ASTROLABIO Mauricio Ortiz
DC-3

Despegó del aeropuerto de Tepic y en una amplia curvatura fijó el rumbo directo a la sierra. Era un carcachón de miedo aquel bimotor, volante hechizo de varilla corrugada, alambritos por aquí y por allá en el precario tablero de mando y máskines y mastiques por todas partes. Veintiún plazas, sus cinturones de seguridad, su fila de escotillas y el paisaje cada vez más preocupante de la inmensa pared montañosa que se venía encima. El piloto viró en el momento oportuno y al frente se abrió imponente el acertijo de cañones, grietas y cañadas que conducen al Gran Nayar, en el corazón de la Sierra Madre.
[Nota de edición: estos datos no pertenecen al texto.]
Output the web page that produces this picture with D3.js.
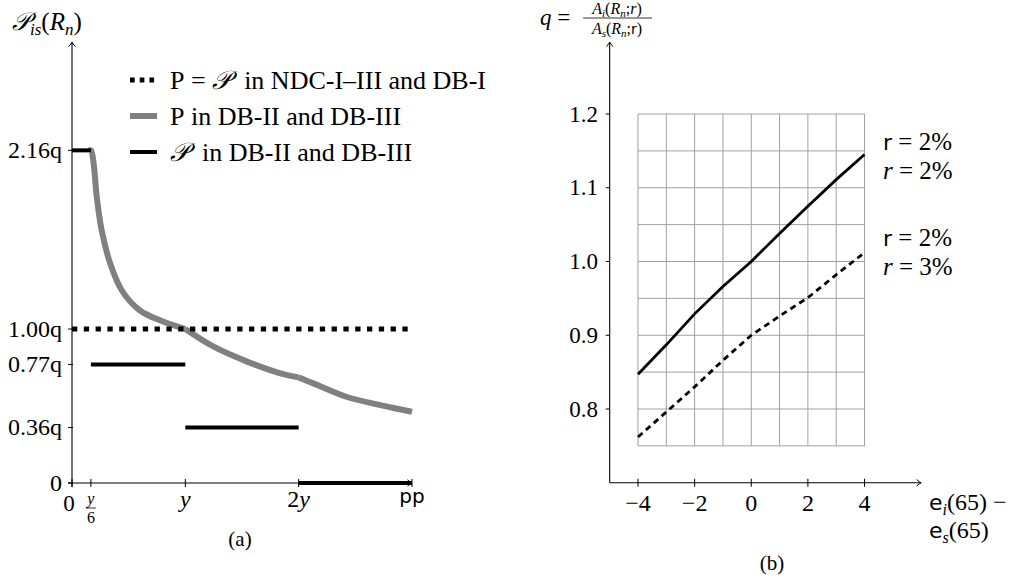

Al ruido de un motor no exento de achaques y quejidos y sobre un fuselaje precario al menos de apariencia, el DC-3 remontaba los cielos serranos con singular alegría y buen ánimo. Huaynamota City, anunció súbitamente el copiloto y ya estaba aterrizando el avión quién sabe dónde. Pasajeros, costales de sandías y de naranjas, arreos de cuero y forraje, bultos varios y maletas y en no más de diez minutos a los aires de nuevo y los abismos de piedra. Con 29 metros de envergadura, 1,200 caballos de fuerza en cada uno de los dos radiales Pratt & Whitney, velocidad mayor de 270 kilómetros por hora y, gran novedad para la época, tren de aterrizaje retráctil, los primeros DC-3 levantaron el vuelo en 1935 y muy pronto se convirtieron en el modelo favorito de las jóvenes aerolíneas del continente. Con una producción total de casi veinte mil artefactos, el Douglas Sleeper Transport, como se le nombraba oficialmente, marcó el paso definitivo de la aviación heroica a la aviación comercial.

El monoplaza del Aguila Solitaria, Emilio Carranza, se estrelló en los pantanos de Sandy Ridge, cerca del Monte Hollys, Nueva York, en julio de 1928. El biplano Douglas 0-38, Ejército Mexicano, de Pablo Sidar y su copiloto Carlos Rovirosa se desintegró en Costa Rica en mayo de 1930. El conquistador del cielo de Francisco Sarabia, tal vez el más famoso de los Lindberghs mexicanos, a poco de despegar de la ciudad de Washington terminó en las aguas del río Potomac en junio de 1939. Para 1940 la red aérea cubierta en el país ascendía a 60 mil kilómetros y había 140 aviones comerciales y 100 particulares. A partir de entonces las muertes aéreas ya no pasarían a nombrarse ni los restos mortales vendrían a merecer más un lugar en la rotonda de los hombres ilustres.

Pero no por anónimo menos heroico lo que hace el vetusto DC-3 en la sierra nayarita. ``Más ligero toma nuevamente la pista y se eleva, enfilándose a un cerro. Da, para esquivarlo, una vuelta temprana y pronunciada. Las cimas y las cañadas, las gargantas y cañones interminables se deslizan con equívoca suavidad por las escotillas: las paredes de la sierra se alejan momentáneamente y los horizontes se abren. Pronto sobrevuela Jesús María, el principal centro religioso y ceremonial de la tribu cora. Qué bonitos los tejados allá abajo, en las oscilaciones del río.''

Cuando despegó de nuevo una onda melancólica cristalizó en tierra a medida que se alejaba el ronquido de los motores y se perdía el punto plateado en el cielo de cristal. También los aviones, como los coches viejos están destinados a morir un día y éste podía ser su último viaje: el DC-3 se dejó de construir en 1946, medio siglo antes: chatarra eres y en chatarra te convertirás.